__Directions for this task__: Give every line of the data again, unchanged, but with no pictures.

__Stored data__:

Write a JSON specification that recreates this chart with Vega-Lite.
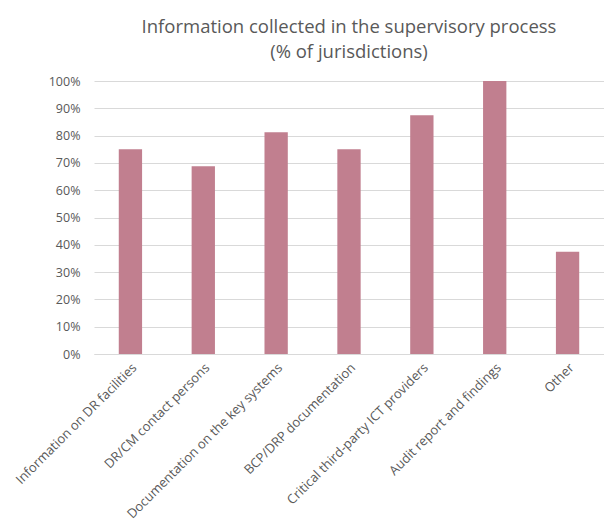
{
  "$schema": "https://vega.github.io/schema/vega-lite/v6.json",
  "autosize": {"type": "none"},
  "width": 510,
  "height": 273,
  "padding": {"left": 94, "top": 81, "right": 0, "bottom": 176},
  "background": "white",
  "title": {
    "text": ["Information collected in the supervisory process", "(% of jurisdictions)"],
    "font": "Open Sans",
    "fontSize": 18.5,
    "fontWeight": "normal",
    "color": "#595959",
    "lineHeight": 25,
    "anchor": "middle",
    "offset": 14
  },
  "data": {
    "values": [
      {"category": "Information on DR facilities", "value": 0.75},
      {"category": "DR/CM contact persons", "value": 0.6875},
      {"category": "Documentation on the key systems", "value": 0.8125},
      {"category": "BCP/DRP documentation", "value": 0.75},
      {"category": "Critical third-party ICT providers", "value": 0.875},
      {"category": "Audit report and findings", "value": 1.0},
      {"category": "Other", "value": 0.375}
    ]
  },
  "mark": {"type": "bar", "color": "#c17f8f"},
  "encoding": {
    "x": {
      "field": "category",
      "type": "nominal",
      "sort": null,
      "scale": {"paddingInner": 0.68, "paddingOuter": 0.34},
      "axis": {
        "title": null,
        "labelAngle": -45,
        "labelFont": "Open Sans",
        "labelFontSize": 13,
        "labelColor": "#595959",
        "labelPadding": 7,
        "ticks": false,
        "domain": true,
        "domainColor": "#d9d9d9",
        "labelLimit": 300
      }
    },
    "y": {
      "field": "value",
      "type": "quantitative",
      "scale": {"domain": [0, 1]},
      "axis": {
        "title": null,
        "format": ".0%",
        "values": [0, 0.1, 0.2, 0.3, 0.4, 0.5, 0.6, 0.7, 0.8, 0.9, 1.0],
        "labelFont": "Open Sans",
        "labelFontSize": 12.5,
        "labelColor": "#595959",
        "labelPadding": 14,
        "ticks": false,
        "domain": false,
        "grid": true,
        "gridColor": "#d9d9d9",
        "gridWidth": 1
      }
    }
  },
  "config": {"view": {"stroke": null}}
}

__Solution below__:
Write a JSON specification that recreates this chart with Vega-Lite.
{
  "$schema": "https://vega.github.io/schema/vega-lite/v6.json",
  "autosize": {"type": "none"},
  "width": 510,
  "height": 273,
  "padding": {"left": 94, "top": 81, "right": 0, "bottom": 176},
  "background": "white",
  "title": {
    "text": ["Information collected in the supervisory process", "(% of jurisdictions)"],
    "font": "Open Sans",
    "fontSize": 18.5,
    "fontWeight": "normal",
    "color": "#595959",
    "lineHeight": 25,
    "anchor": "middle",
    "offset": 14
  },
  "data": {
    "values": [
      {"category": "Information on DR facilities", "value": 0.75},
      {"category": "DR/CM contact persons", "value": 0.6875},
      {"category": "Documentation on the key systems", "value": 0.8125},
      {"category": "BCP/DRP documentation", "value": 0.75},
      {"category": "Critical third-party ICT providers", "value": 0.875},
      {"category": "Audit report and findings", "value": 1.0},
      {"category": "Other", "value": 0.375}
    ]
  },
  "mark": {"type": "bar", "color": "#c17f8f"},
  "encoding": {
    "x": {
      "field": "category",
      "type": "nominal",
      "sort": null,
      "scale": {"paddingInner": 0.68, "paddingOuter": 0.34},
      "axis": {
        "title": null,
        "labelAngle": -45,
        "labelFont": "Open Sans",
        "labelFontSize": 13,
        "labelColor": "#595959",
        "labelPadding": 7,
        "ticks": false,
        "domain": true,
        "domainColor": "#d9d9d9",
        "labelLimit": 300
      }
    },
    "y": {
      "field": "value",
      "type": "quantitative",
      "scale": {"domain": [0, 1]},
      "axis": {
        "title": null,
        "format": ".0%",
        "values": [0, 0.1, 0.2, 0.3, 0.4, 0.5, 0.6, 0.7, 0.8, 0.9, 1.0],
        "labelFont": "Open Sans",
        "labelFontSize": 12.5,
        "labelColor": "#595959",
        "labelPadding": 14,
        "ticks": false,
        "domain": false,
        "grid": true,
        "gridColor": "#d9d9d9",
        "gridWidth": 1
      }
    }
  },
  "config": {"view": {"stroke": null}}
}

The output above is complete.